Discos para não deixar as memórias em silêncio
Texto: NUNO GALOPIM
Entre as investidas pelos baús da memória do catálogo da editora holandesa Music From Memory há uma mão cheia de discos que vale a pena ter em conta. Sob risco de deixar de fora alguns outros títulos marcantes, aqui fica a sugestão de cinco que podem justificar um ponto de partida para escavar mais entre um catálogo que começa a mostrar uma coleção já significativa de referências.
Começamos por Richenel. Na alvorada dos oitentas era uma figura exuberante que marcava presença na cena noturna de Amesterdão. Desafiava códigos normativos de identidade de género, ideia que a sua música explorou em caminhos que cruzavam terrenos da pop e do eletro, servindo-os com uma voz de escola R&B. Muitos poderão conhecer o single L’Esclave Endormi, que editou pela 4AD Records, encetando uma ligação à editora que o convocaria depois para o projeto This Mortal Coil. No final dos oitentas teria êxito mainstream com o single Dance Around The World. A proposta da Music From Memory é a de uma redescoberta anterior a estas experiências. E começou pela edição do seu mini LP de estreia La Diferencia, de 1982, originalmente apenas disponível em cassete. É uma pérola de eletro pop desafiante e cativante, com o contraste vocal sublinhado com tons R&B que em boa hora aqui é resgatada ao esquecimento.

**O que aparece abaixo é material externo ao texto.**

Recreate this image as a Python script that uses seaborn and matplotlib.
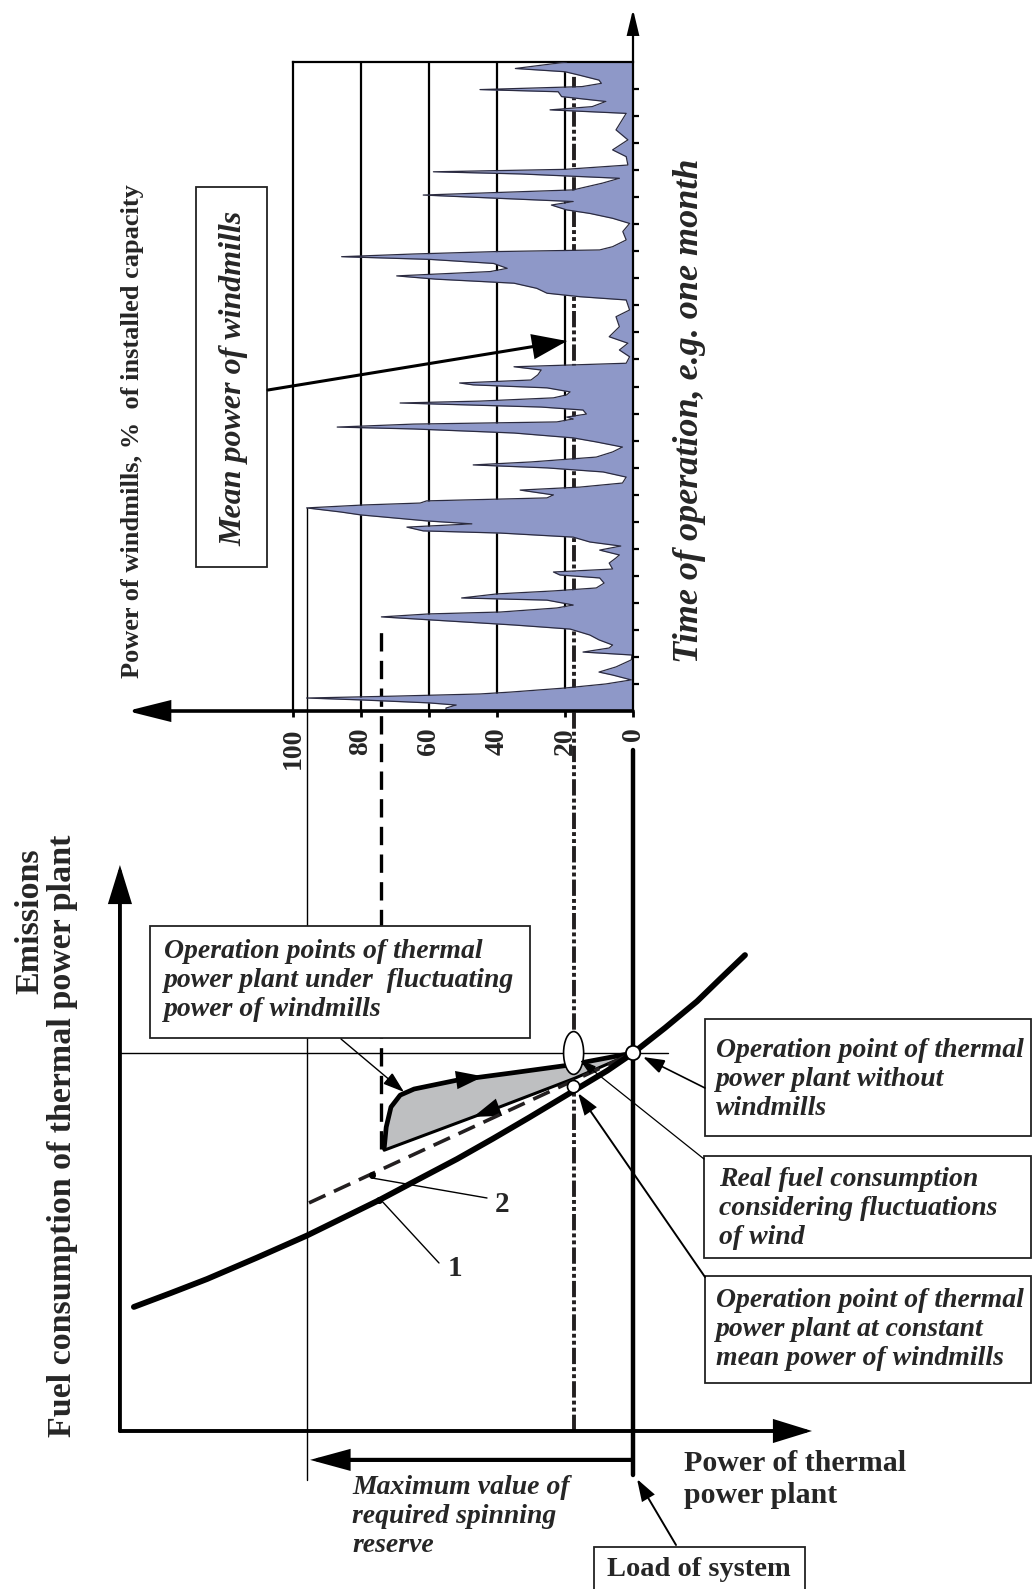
import matplotlib
matplotlib.use("Agg")
import matplotlib.pyplot as plt
from matplotlib.patches import Rectangle, Ellipse, Circle
import seaborn as sns

sns.set_theme(style="white")
plt.rcParams['font.family'] = ['Liberation Serif', 'DejaVu Serif']

# ---------------- data ----------------
# wind power time series (time in days of the month, power in % of installed capacity)
time_days = [0.00, 0.11, 0.22, 0.30, 0.41, 0.48, 0.55, 0.63, 0.70, 0.85, 1.00, 1.15, 1.33, 1.44, 1.63,
             1.89, 2.07, 2.18, 2.33, 2.44, 2.63, 2.81, 2.92, 3.03, 3.18, 3.37, 3.48, 3.59, 3.66, 3.81,
             3.92, 4.10, 4.18, 4.33, 4.44, 4.55, 4.73, 4.92, 5.03, 5.14, 5.25, 5.47, 5.66, 5.77, 5.95,
             6.10, 6.25, 6.43, 6.58, 6.66, 6.80, 6.92, 7.03, 7.25, 7.36, 7.51, 7.62, 7.69, 7.77, 7.88,
             7.99, 8.17, 8.28, 8.43, 8.65, 8.84, 8.99, 9.10, 9.21, 9.39, 9.58, 9.76, 9.95, 10.10, 10.28,
             10.43, 10.50, 10.61, 10.69, 10.80, 10.87, 10.98, 11.13, 11.24, 11.39, 11.46, 11.58, 11.69,
             11.80, 11.95, 12.06, 12.13, 12.24, 12.43, 12.61, 12.73, 12.86, 13.10, 13.35, 13.60, 13.84,
             14.21, 14.58, 14.83, 15.20, 15.32, 15.45, 15.63, 15.82, 15.97, 16.09, 16.25, 16.37, 16.55,
             16.70, 16.80, 16.90, 16.99, 17.05, 17.17, 17.42, 17.73, 18.03, 18.22, 18.40, 18.53, 18.71,
             18.84, 18.96, 19.08, 19.27, 19.52, 19.70, 19.86, 19.94, 20.03, 20.19, 20.50, 20.75, 21.12,
             21.49, 22.10, 22.23, 22.35, 22.54, 22.72, 22.90, 22.98, 23.09, 23.21, 23.33, 23.52, 23.64,
             23.76, 24.00]
wind_pct = [55, 55, 52, 60, 80, 96, 70, 45, 36, 20, 8, 0.5, 6, 10, 5,
            0.5, 0.3, 14.7, 7, 6, 10, 12.7, 15.6, 18.5, 35, 60, 74, 60, 39, 22.4,
            17.6, 25.3, 50.4, 40, 23.4, 10.8, 8.5, 9.8, 21.5, 23.4, 6, 7, 5, 4, 9.8,
            3.6, 12.7, 17.6, 39, 61.7, 66.5, 47.4, 60.7, 80, 86, 96, 79, 62.6, 60.7, 25.3,
            23.4, 33.2, 15.6, 3.1, 2, 8.8, 25.3, 47, 30, 10.8, 6, 3.1, 10.8, 17.6, 35,
            64.5, 87, 64.5, 22.4, 17.6, 19.5, 13.7, 14.7, 27, 68.5, 45, 23.4, 19.5,
            18.5, 25.3, 47, 51, 30, 28, 27, 35, 2, 1, 4, 1.5, 7,
            4, 5, 1, 2, 15.6, 25.3, 28.3, 35, 58, 69.5, 42, 37, 41,
            59.7, 85.7, 64.5, 40, 9.8, 6, 2, 3, 1, 6, 12.7, 19.5, 24,
            17.6, 40, 61.7, 17.6, 9, 4, 33, 58.7, 20, 1.5, 2, 6, 1.5,
            5, 2, 24.4, 12, 8, 21, 22, 45, 15, 9.3, 10, 16, 20,
            34.6, 19.5]
wind_ticks = [100, 80, 60, 40, 20, 0]
time_ticks = list(range(1, 24))
mean_wind = 17.5        # mean power of windmills, %
reserve_wind = 74       # dashed marker level, %
max_wind = 96           # maximum wind power, %
load = 150              # load of system (thermal power without windmills)

# fuel consumption curve 1 (thermal power, fuel)
curve1_power = [3.2, 14.1, 24.7, 39.4, 54.1, 64.7, 75.3, 86.8, 98.2, 108.8, 119.4, 132.9,
                142.4, 150.0, 159.4, 168.8, 175.6, 182.9]
curve1_fuel = [36.5, 40.6, 44.7, 51.0, 57.5, 62.7, 67.9, 74.0, 80.0, 86.0, 92.2, 100.3,
               106.0, 111.2, 118.6, 126.4, 133.0, 140.0]
# line 2 (dashed)
line2_power = [54.7, 150.0]
line2_fuel = [67.1, 111.2]
# operation points loop under fluctuating wind
loop_top_power = [76.8, 77.4, 78.8, 81.5, 85.6, 98.2, 114.1, 130.9, 150.0]
loop_top_fuel = [83.2, 89.4, 95.3, 98.8, 100.6, 103.2, 105.3, 107.6, 111.2]
loop_bot_power = [150.0, 132.9, 106.8, 76.8]
loop_bot_fuel = [111.2, 103.8, 93.8, 82.6]
label_dot_power = [75.3, 73.2]
label_dot_fuel = [68.0, 75.3]
op_fuel = 111.2          # fuel at operation point without windmills
mean_op_fuel = 101.3     # fuel at constant mean wind power

# ---------------- figure ----------------
W, H = 1034, 1589
fig = plt.figure(figsize=(W / 100, H / 100), dpi=100)
fig.patch.set_facecolor('white')


def rect(x0, y0, x1, y1):
    return [x0 / W, 1 - y1 / H, (x1 - x0) / W, (y1 - y0) / H]


BI = dict(weight='bold', style='italic')
B = dict(weight='bold')
BLUE = '#8e98c8'


def arrow(ax, start, end, lw=1.2, hl=0.5, hw=0.18, ms=30, color='black'):
    ax.annotate('', xy=end, xytext=start, xycoords='data', textcoords='data',
                arrowprops=dict(arrowstyle=f'-|>,head_length={hl},head_width={hw}',
                                lw=lw, color=color, mutation_scale=ms,
                                shrinkA=0, shrinkB=0, joinstyle='miter'),
                annotation_clip=False)


# lower chart: fuel vs thermal power
ax_f = fig.add_axes(rect(123, 865, 812, 1431))
ax_f.set_xlim(0, 202.6)
ax_f.set_ylim(0, 166.5)
ax_f.patch.set_alpha(0)
for s in ax_f.spines.values():
    s.set_visible(False)
ax_f.set_xticks([])
ax_f.set_yticks([])
ax_f.set_zorder(1)

# upper chart: wind power vs time
ax_w = fig.add_axes(rect(293, 62, 633, 711))
ax_w.set_xlim(100, 0)
ax_w.set_ylim(0, 24)
ax_w.patch.set_alpha(0)
ax_w.set_zorder(2)

# overlay for annotations (pixel coordinates)
ov = fig.add_axes([0, 0, 1, 1])
ov.set_xlim(0, W)
ov.set_ylim(H, 0)
ov.axis('off')
ov.set_zorder(3)

# ---- upper chart ----
for g in [80, 60, 40, 20]:
    ax_w.axvline(g, color='black', lw=1.6, zorder=1)
ax_w.fill_betweenx(time_days, 0, wind_pct, color=BLUE, lw=0, zorder=2)
sns.lineplot(x=wind_pct, y=time_days, sort=False, estimator=None, color='#2b2b40',
             lw=0.9, ax=ax_w, zorder=3)
for side in ['right', 'bottom']:
    ax_w.spines[side].set_visible(False)
for side in ['left', 'top']:
    ax_w.spines[side].set_visible(True)
    ax_w.spines[side].set_color('black')
    ax_w.spines[side].set_linewidth(1.6)
ax_w.set_xticks(wind_ticks)
ax_w.set_xticklabels([str(v) for v in wind_ticks], rotation=90, fontsize=20, **B)
ax_w.tick_params(axis='x', bottom=True, direction='out', length=4, width=2,
                 color='black', pad=8)
ax_w.yaxis.tick_right()
ax_w.set_yticks(time_ticks)
ax_w.set_yticklabels([])
ax_w.tick_params(axis='y', right=True, left=False, direction='out', length=4,
                 width=1.6, color='black')
ax_w.set_xlabel('')
ax_w.set_ylabel('')
# axes arrows of upper chart
arrow(ax_w, (0, 0), (148.8, 0), lw=2.6, hl=0.6, hw=0.15, ms=42)
arrow(ax_w, (0, 0), (0, 25.95), lw=1.6, hl=0.5, hw=0.12, ms=30)

# ---- lower chart ----
# axes
arrow(ax_f, (-0.9, 0), (202.6, 0), lw=2.8, hl=0.55, hw=0.17, ms=40)
arrow(ax_f, (-0.9, 0), (-0.9, 166.5), lw=2.8, hl=0.55, hw=0.17, ms=40)

# lines connecting both charts (wind level -> thermal power = load - wind)
ax_f.plot([load - mean_wind] * 2, [0, 402.6], color='#231f20', lw=2.8,
          ls=(0, (4.2, 0.8, 1.0, 0.8, 1.0, 0.8)), clip_on=False, zorder=1)
ax_f.plot([load - reserve_wind] * 2, [83.0, 237.0], color='black', lw=2.4,
          ls=(0, (5.5, 2.8)), clip_on=False, zorder=1)
ax_f.plot([load - max_wind] * 2, [-14.4, 271.5], color='black', lw=1.0,
          clip_on=False, zorder=1)
ax_f.plot([load] * 2, [-12.9, 200.3], color='black', lw=3.2, clip_on=False, zorder=1)
ax_f.plot([-0.9, 160.3], [op_fuel] * 2, color='black', lw=1.0, clip_on=False, zorder=1)

# loop of operation points
ax_f.fill(loop_top_power + loop_bot_power, loop_top_fuel + loop_bot_fuel,
          color='#bebfc1', lw=0, zorder=2)
sns.lineplot(x=loop_top_power, y=loop_top_fuel, sort=False, estimator=None,
             color='black', lw=3.4, ax=ax_f, zorder=3)
sns.lineplot(x=loop_bot_power, y=loop_bot_fuel, sort=False, estimator=None,
             color='black', lw=2.2, ax=ax_f, zorder=3)
arrow(ax_f, (98.5, 103.3), (106.0, 104.3), lw=0, hl=0.9, hw=0.3, ms=22)
arrow(ax_f, (110.5, 95.2), (103.0, 92.4), lw=0, hl=0.9, hw=0.3, ms=22)

# curve 2 (dashed) and curve 1
sns.lineplot(x=line2_power, y=line2_fuel, sort=False, estimator=None, color='#231f20',
             lw=2.6, ax=ax_f, zorder=3)
ax_f.lines[-1].set_linestyle((0, (5.0, 2.6)))
sns.lineplot(x=curve1_power, y=curve1_fuel, sort=False, estimator=None, color='black',
             lw=4.2, ax=ax_f, zorder=4)
ax_f.lines[-1].set_solid_joinstyle('round')
ax_f.plot(label_dot_power, label_dot_fuel, 'o', color='black', ms=4, zorder=5)

# operation points
ax_f.add_patch(Ellipse((load - mean_wind, op_fuel), 5.9, 12.6, facecolor='white',
                       edgecolor='black', lw=1.2, zorder=6))
ax_f.add_patch(Circle((load - mean_wind, mean_op_fuel), 1.8, facecolor='white',
                      edgecolor='black', lw=1.2, zorder=6))
ax_f.add_patch(Circle((load, op_fuel), 2.1, facecolor='white', edgecolor='black',
                      lw=1.3, zorder=6))
ax_f.set_xlabel('')
ax_f.set_ylabel('')
if ax_f.get_legend():
    ax_f.get_legend().remove()

# reserve arrow
arrow(ax_f, (load - 0.5, -8.5), (load - max_wind + 1.0, -8.5), lw=3.0, hl=0.55,
      hw=0.15, ms=40)

# ---- overlay annotations ----
def box(x0, y0, x1, y1):
    ov.add_patch(Rectangle((x0, y0), x1 - x0, y1 - y0, facecolor='white',
                           edgecolor='#222222', lw=1.3, zorder=2))


box(196, 187, 267, 567)
box(150, 926, 530, 1038)
box(705, 1019, 1031, 1136)
box(704, 1156, 1031, 1258)
box(705, 1276, 1031, 1383)
box(594, 1547, 805, 1600)

ov.text(234, 378, 'Mean power of windmills', rotation=90, ha='center', va='center',
        fontsize=23, **BI, zorder=3)
ov.text(164, 939, 'Operation points of thermal\npower plant under  fluctuating\npower of windmills',
        ha='left', va='top', fontsize=20, linespacing=1.22, **BI, zorder=3)
ov.text(716, 1038, 'Operation point of thermal\npower plant without\nwindmills',
        ha='left', va='top', fontsize=20, linespacing=1.22, **BI, zorder=3)
ov.text(719, 1167, 'Real fuel consumption\nconsidering fluctuations\nof wind',
        ha='left', va='top', fontsize=20, linespacing=1.2, **BI, zorder=3)
ov.text(716, 1288, 'Operation point of thermal\npower plant at constant\nmean power of windmills',
        ha='left', va='top', fontsize=20, linespacing=1.2, **BI, zorder=3)
ov.text(699, 1570, 'Load of system', ha='center', va='center', fontsize=20.5, **B, zorder=3)
ov.text(352, 1475, 'Maximum value of\nrequired spinning\nreserve', ha='left', va='top',
        fontsize=20, linespacing=1.2, **BI, zorder=3)
ov.text(684, 1450, 'Power of thermal\npower plant', ha='left', va='top', fontsize=21.5,
        linespacing=1.25, **B, zorder=3)
ov.text(30, 921, 'Emissions', rotation=90, ha='center', va='center', fontsize=24.5, **B)
ov.text(63, 1136, 'Fuel consumption of thermal power plant', rotation=90, ha='center',
        va='center', fontsize=24.5, **B)
ov.text(133, 431, 'Power of windmills, %  of installed capacity', rotation=90,
        ha='center', va='center', fontsize=19, **B)
ov.text(689, 411, 'Time of operation, e.g. one month', rotation=90, ha='center',
        va='center', fontsize=26, **BI)
ov.text(455, 1268, '1', ha='center', va='center', fontsize=21, **B)
ov.text(502, 1204, '2', ha='center', va='center', fontsize=21, **B)

# leader lines and callout arrows
ov.plot([439, 380], [1263, 1199], color='black', lw=1.0)
ov.plot([487, 372], [1198, 1178], color='black', lw=1.0)
arrow(ov, (268, 390), (567, 341), lw=2.2, hl=0.55, hw=0.2, ms=38)
arrow(ov, (341, 1039), (404, 1092), lw=1.0, hl=0.6, hw=0.2, ms=22)
arrow(ov, (705, 1088), (643, 1057), lw=1.2, hl=0.6, hw=0.2, ms=22)
arrow(ov, (704, 1159), (580, 1060), lw=0.9, hl=0.5, hw=0.15, ms=20)
arrow(ov, (705, 1277), (578, 1093), lw=1.4, hl=0.6, hw=0.2, ms=22)
arrow(ov, (676, 1545), (637, 1479), lw=1.4, hl=0.6, hw=0.2, ms=22)

fig.savefig('out.png', dpi=100, facecolor='white')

Uma segunda proposta surge em dois volumes de gravações do início de carreira do japonês Kuniyuki Takahashi, músico e DJ com obra desenhada em vários terrenos da música eletrónica que aqui é revisitado com um conjunto de temas originalmente lançados entre 1986 e 1993. Com o título comum Early Tape Works 1986-1993, estes dois volumes revelam uma demanda ambiental que não esconde afinidades com as visões de um Brian Eno mas que junta marcas de personalidade, algumas delas sublinhando a geografia cultural japonesa. Apesar de ocasionalmente aceitando arquitetura rítmica, a maioria das composições procura a definição de paisagens que nascem de drones, suaves e discretas melodias e, por vezes, a adição de elementos que acrescentam uma dimensão de espaço. É uma música melancólica, por vezes parecendo querer resgatar ecos de memórias. O segundo volume é particularmente deslumbrante.
Para concluir esta viagem de descoberta (para quem não conhecia a coisa, claro) do catálogo da Music From Memory fica a sugestão de duas compilações que revelam a vastidão dos universos que aqui estão a ser revisitados e, ao mesmo, tempo, a deliciosa paleta de sabores que assim não vamos esquecer. Uneven Paths: Deviant Pop From Europe 1980-1991 é uma seleção de temas que narram caminhos menos conhecidos (mas bem estimulantes) que a pop europeia traçava nos oitentas, fora dos olhares que se concentravam não apenas nos focos mainstream como até nos fenómenos indie de maior mediatização (e origem em mercados com poder de exportação). Semelhantes caminhos, embora com matéria prima na pop brasileira, podem ser (re)descobertos em Outro Tempo: Electronic and Contemporary Music From Brasil 1978-1992, aqui concentrando atenções nas franjas mais inventivas (e talvez menos conhecidas) da música eletrónica. Piry Reis, Nando Carneiro, Cinema, As Mulheres Negras, Andréa Daltro, Anno Luz… Se não conhece estes nomes tem aqui bom remédio.